◆ **Aim**
Below are records. Copy every line with "this" in it.

Figure scripts:
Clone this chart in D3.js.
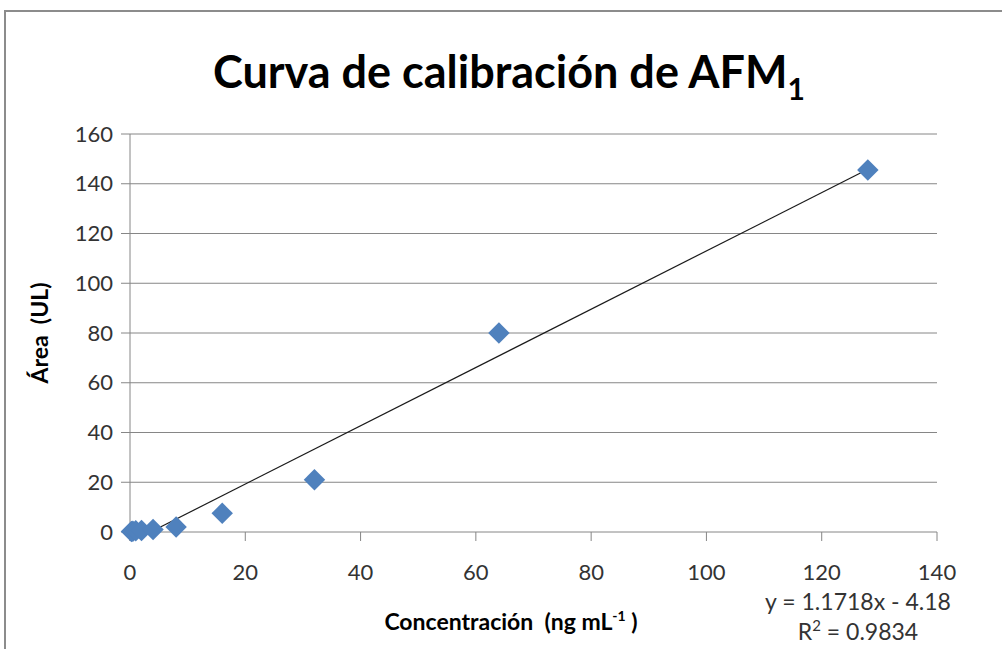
<!DOCTYPE html>
<html>
<head>
<meta charset="utf-8">
<script src="https://cdn.jsdelivr.net/npm/d3@7"></script>
<style>
  body { margin: 0; background: #fff; }
  svg { display: block; font-family: Lato, "Open Sans", sans-serif; }
</style>
</head>
<body>
<svg id="chart" width="1002" height="649"></svg>
<script>
// data
const concentracion = [0.25, 0.5, 1, 2, 4, 8, 16, 32, 64, 128];
const area = [0.2, 0.3, 0.5, 0.6, 1.0, 2.0, 7.5, 21, 80, 145.5];
const xTicks = [0, 20, 40, 60, 80, 100, 120, 140];
const yTicks = [0, 20, 40, 60, 80, 100, 120, 140, 160];
const slope = 1.1718, intercept = -4.18, r2 = 0.9834;

const svg = d3.select("#chart");
const W = 1002, H = 649;

// chart frame
svg.append("rect")
    .attr("x", 5).attr("y", 11)
    .attr("width", W + 10).attr("height", H)
    .attr("fill", "none").attr("stroke", "#8c8c8c").attr("stroke-width", 2);

const x = d3.scaleLinear().domain([0, 140]).range([130, 937]);
const y = d3.scaleLinear().domain([0, 160]).range([532, 134]);

// gridlines
svg.append("g")
  .selectAll("line")
  .data(yTicks)
  .join("line")
    .attr("x1", x(0) - 9).attr("x2", x(140))
    .attr("y1", d => y(d)).attr("y2", d => y(d))
    .attr("stroke", "#868686").attr("stroke-width", 1);

// y axis line
svg.append("line")
    .attr("x1", x(0)).attr("x2", x(0))
    .attr("y1", y(160)).attr("y2", y(0) + 9)
    .attr("stroke", "#868686");

// x ticks
svg.append("g")
  .selectAll("line")
  .data(xTicks)
  .join("line")
    .attr("x1", d => x(d)).attr("x2", d => x(d))
    .attr("y1", y(0)).attr("y2", y(0) + 9)
    .attr("stroke", "#868686");

// tick labels
svg.append("g")
    .attr("font-size", 22).attr("fill", "#333").attr("text-anchor", "end")
  .selectAll("text")
  .data(yTicks)
  .join("text")
    .attr("x", x(0) - 17).attr("y", d => y(d)).attr("dy", "0.35em")
    .text(d => d);

svg.append("g")
    .attr("font-size", 22).attr("fill", "#333").attr("text-anchor", "middle")
  .selectAll("text")
  .data(xTicks)
  .join("text")
    .attr("x", d => x(d)).attr("y", y(0) + 48)
    .text(d => d);

// trendline (clipped at y = 0 like the original)
const xStart = Math.max(d3.min(concentracion), -intercept / slope);
const xEnd = d3.max(concentracion);
svg.append("line")
    .attr("x1", x(xStart)).attr("y1", y(slope * xStart + intercept))
    .attr("x2", x(xEnd)).attr("y2", y(slope * xEnd + intercept))
    .attr("stroke", "#1a1a1a").attr("stroke-width", 1.2);

// points
const pts = d3.range(concentracion.length).map(i => [concentracion[i], area[i]]);
svg.append("g")
  .selectAll("path")
  .data(pts)
  .join("path")
    .attr("d", d3.symbol(d3.symbolSquare, 230))
    .attr("transform", d => `translate(${x(d[0])},${y(d[1])}) rotate(45)`)
    .attr("fill", "#4f81bd");

// title
const title = svg.append("text")
    .attr("x", 509).attr("y", 88)
    .attr("text-anchor", "middle")
    .attr("font-size", 45).attr("font-weight", "bold").attr("fill", "#000");
title.append("tspan").text("Curva de calibración de AFM");
title.append("tspan").attr("font-size", 30).attr("dy", 12).text("1");

// axis titles
svg.append("text")
    .attr("transform", "translate(48,333) rotate(-90)")
    .attr("text-anchor", "middle")
    .attr("font-size", 23).attr("font-weight", "bold")
    .attr("xml:space", "preserve")
    .text("Área  (UL)");

const xt = svg.append("text")
    .attr("x", 511).attr("y", 630)
    .attr("text-anchor", "middle")
    .attr("font-size", 23).attr("font-weight", "bold")
    .attr("xml:space", "preserve");
xt.append("tspan").text("Concentración  (ng mL");
xt.append("tspan").attr("font-size", 14).attr("dy", -9).text("-1");
xt.append("tspan").attr("dy", 9).text(" )");

// equation
const eq = svg.append("g").attr("font-size", 23).attr("fill", "#333").attr("text-anchor", "middle");
eq.append("text").attr("x", 858).attr("y", 610)
    .text(`y = ${slope}x - ${Math.abs(intercept)}`);
const r = eq.append("text").attr("x", 858).attr("y", 640);
r.append("tspan").text("R");
r.append("tspan").attr("font-size", 15).attr("dy", -9).text("2");
r.append("tspan").attr("dy", 9).text(` = ${r2}`);
</script>
</body>
</html>
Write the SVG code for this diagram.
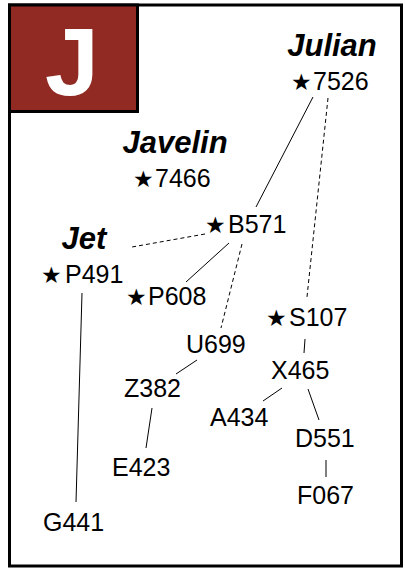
<svg xmlns="http://www.w3.org/2000/svg" width="405" height="568" viewBox="0 0 405 568">
<style>
.lbl{font-family:"Liberation Sans",Arial,sans-serif;font-size:25px;fill:#000}
.star{font-family:"DejaVu Sans",sans-serif;font-size:23px}
.grp{font-family:"Liberation Sans",Arial,sans-serif;font-size:31px;font-weight:bold;font-style:italic;fill:#000}
.s{stroke:#000;stroke-width:1;fill:none}
.d{stroke:#000;stroke-width:1;fill:none;stroke-dasharray:4 3}
</style>
<rect x="9.5" y="5" width="392" height="561" fill="#fff" stroke="#000" stroke-width="3"/>
<g id="badge">
<rect x="9.5" y="5" width="128" height="106.5" fill="#912A23" stroke="#000" stroke-width="3"/>
<text x="72" y="95" text-anchor="middle" font-family="Liberation Sans,Arial,sans-serif" font-size="97" font-weight="bold" fill="#fff">J</text>
</g>
<g id="connectors">
<line class="s" x1="313" y1="97" x2="256" y2="207"/>
<line class="d" x1="328" y1="98" x2="307" y2="297"/>
<line class="d" x1="205" y1="234" x2="132" y2="247"/>
<line class="s" x1="229" y1="243" x2="186" y2="282"/>
<line class="d" x1="242" y1="244" x2="221" y2="328"/>
<line class="s" x1="82" y1="293" x2="76" y2="502"/>
<line class="s" x1="197" y1="360" x2="176" y2="374"/>
<line class="s" x1="152" y1="408" x2="146" y2="448"/>
<line class="s" x1="305" y1="339" x2="304" y2="353"/>
<line class="s" x1="282" y1="388" x2="263" y2="401"/>
<line class="s" x1="308" y1="389" x2="319" y2="420"/>
<line class="s" x1="326" y1="460" x2="326" y2="477"/>
</g>
<g id="grp-julian"><text class="grp" x="332" y="56" text-anchor="middle">Julian</text></g>
<g id="grp-javelin"><text class="grp" x="175" y="153" text-anchor="middle">Javelin</text></g>
<g id="grp-jet"><text class="grp" x="84" y="249" text-anchor="middle">Jet</text></g>
<g id="n7526"><text class="lbl" x="291" y="90"><tspan class="star">★</tspan><tspan x="313">7526</tspan></text></g>
<g id="n7466"><text class="lbl" x="133" y="187"><tspan class="star">★</tspan><tspan x="155">7466</tspan></text></g>
<g id="nB571"><text class="lbl" x="205" y="233"><tspan class="star">★</tspan><tspan x="228">B571</tspan></text></g>
<g id="nP491"><text class="lbl" x="41" y="283"><tspan class="star">★</tspan><tspan x="65">P491</tspan></text></g>
<g id="nP608"><text class="lbl" x="126" y="305"><tspan class="star">★</tspan><tspan x="148">P608</tspan></text></g>
<g id="nS107"><text class="lbl" x="266" y="326"><tspan class="star">★</tspan><tspan x="289">S107</tspan></text></g>
<g id="nU699"><text class="lbl" x="186" y="353">U699</text></g>
<g id="nX465"><text class="lbl" x="271" y="379">X465</text></g>
<g id="nZ382"><text class="lbl" x="124" y="397">Z382</text></g>
<g id="nA434"><text class="lbl" x="210" y="426">A434</text></g>
<g id="nD551"><text class="lbl" x="295" y="447">D551</text></g>
<g id="nE423"><text class="lbl" x="112" y="476">E423</text></g>
<g id="nF067"><text class="lbl" x="297" y="504">F067</text></g>
<g id="nG441"><text class="lbl" x="43" y="531">G441</text></g>
</svg>
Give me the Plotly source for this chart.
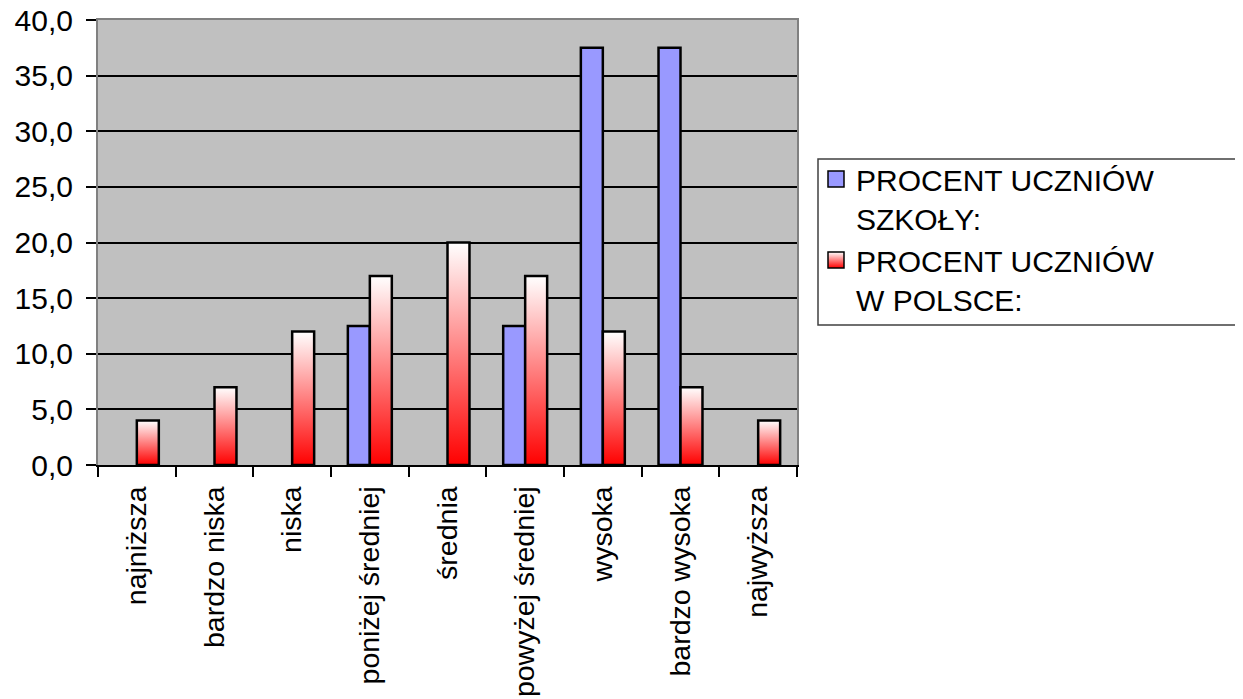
import plotly.graph_objects as go

categories = ["najniższa", "bardzo niska", "niska", "poniżej średniej", "średnia",
              "powyżej średniej", "wysoka", "bardzo wysoka", "najwyższa"]
szkola = [0, 0, 0, 12.5, 0, 12.5, 37.5, 37.5, 0]
polska = [4, 7, 12, 17, 20, 17, 12, 7, 4]
name_szkola = "PROCENT UCZNIÓW<br>SZKOŁY:"
name_polska = "PROCENT UCZNIÓW<br>W POLSCE:"

FONT = "Liberation Sans, Arial, sans-serif"
BW = 0.283  # bar width in category units

fig = go.Figure()

# school series: regular bars on the category axis
fig.add_trace(go.Bar(
    x=categories, y=szkola, name=name_szkola, showlegend=False,
    width=BW, offset=-BW,
    marker=dict(color="#9999FF",
                line=dict(color="black", width=[2.5 if v > 0 else 0 for v in szkola])),
    xaxis="x", yaxis="y",
))

# Poland series: gradient bars drawn as filled polygons on an overlaid numeric axis
for i, v in enumerate(polska):
    fig.add_trace(go.Scatter(
        x=[i, i, i + BW, i + BW, i], y=[0, v, v, 0, 0],
        mode="lines", fill="toself",
        fillgradient=dict(type="vertical", colorscale=[[0, "#FF0000"], [1, "#FFFFFF"]]),
        line=dict(color="black", width=2.5),
        showlegend=False, hovertemplate=f"{categories[i]}: %{{y}}<extra></extra>",
        xaxis="x2", yaxis="y",
    ))

# legend entries
fig.add_trace(go.Scatter(
    x=[None], y=[None], mode="markers", name=name_szkola,
    marker=dict(symbol="square", size=16, color="#9999FF", line=dict(color="black", width=1.5)),
))
fig.add_trace(go.Scatter(
    x=[None], y=[None], mode="markers", name=name_polska,
    marker=dict(symbol="square", size=16, color="#FFFFFF",
                gradient=dict(type="vertical", color="#FF0000"),
                line=dict(color="black", width=1.5)),
))

OFF = 8  # page body margin in the browser
W, H = 1243 - OFF, 699 - OFF
L, T = 98 - OFF, 20 - OFF
PW, PH = 699, 445
BOTTOM = T + PH  # plot bottom in figure px


def px_x(sx):
    return (sx - OFF - L) / PW


def px_y(sy):
    return (BOTTOM - (sy - OFF)) / PH


fig.update_layout(
    width=W, height=H,
    margin=dict(l=L, r=W - L - PW, t=T, b=H - T - PH, pad=0, autoexpand=False),
    paper_bgcolor="white", plot_bgcolor="#C0C0C0",
    font=dict(family=FONT, size=29, color="black"),
    separators=", ",
    showlegend=True,
    legend=dict(
        x=px_x(816), xanchor="left", y=px_y(153), yanchor="top", valign="top",
        font=dict(size=30, family=FONT, color="black"),
        bgcolor="rgba(0,0,0,0)", borderwidth=0,
    ),
    xaxis=dict(
        type="category", categoryorder="array", categoryarray=categories,
        range=[-0.5, 8.5], tickson="boundaries", ticks="outside", ticklen=10,
        tickcolor="black", tickwidth=1.5, tickangle=-90,
        showline=True, linecolor="black", linewidth=2,
        showgrid=False, zeroline=False, ticklabelstandoff=8, automargin=False,
        ticklabeloverflow="allow", tickfont=dict(size=28.5),
    ),
    xaxis2=dict(
        overlaying="x", side="top", range=[-0.5, 8.5], showticklabels=False,
        ticks="", showgrid=False, zeroline=False, automargin=False,
        showline=True, linecolor="#808080", linewidth=2,
    ),
    yaxis=dict(
        range=[0, 40], dtick=5, tickformat=".1f",
        ticks="outside", ticklen=10, tickcolor="black", tickwidth=1.5,
        showgrid=True, gridcolor="black", gridwidth=1.5,
        showline=True, linecolor="#808080", linewidth=2, mirror=True,
        zeroline=False, ticklabelstandoff=7, automargin=False,
        ticklabeloverflow="allow", tickfont=dict(size=30),
    ),
    shapes=[dict(
        type="rect", xref="paper", yref="paper",
        x0=px_x(818), x1=px_x(1241), y0=px_y(325), y1=px_y(159),
        line=dict(color="#404040", width=1.5), fillcolor="rgba(0,0,0,0)",
    )],
)

fig.write_html("out.html")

◆ **Task response**
Clone this chart in D3.js.
Write the SVG code for this diagram.
Give me the Plotly source for this chart.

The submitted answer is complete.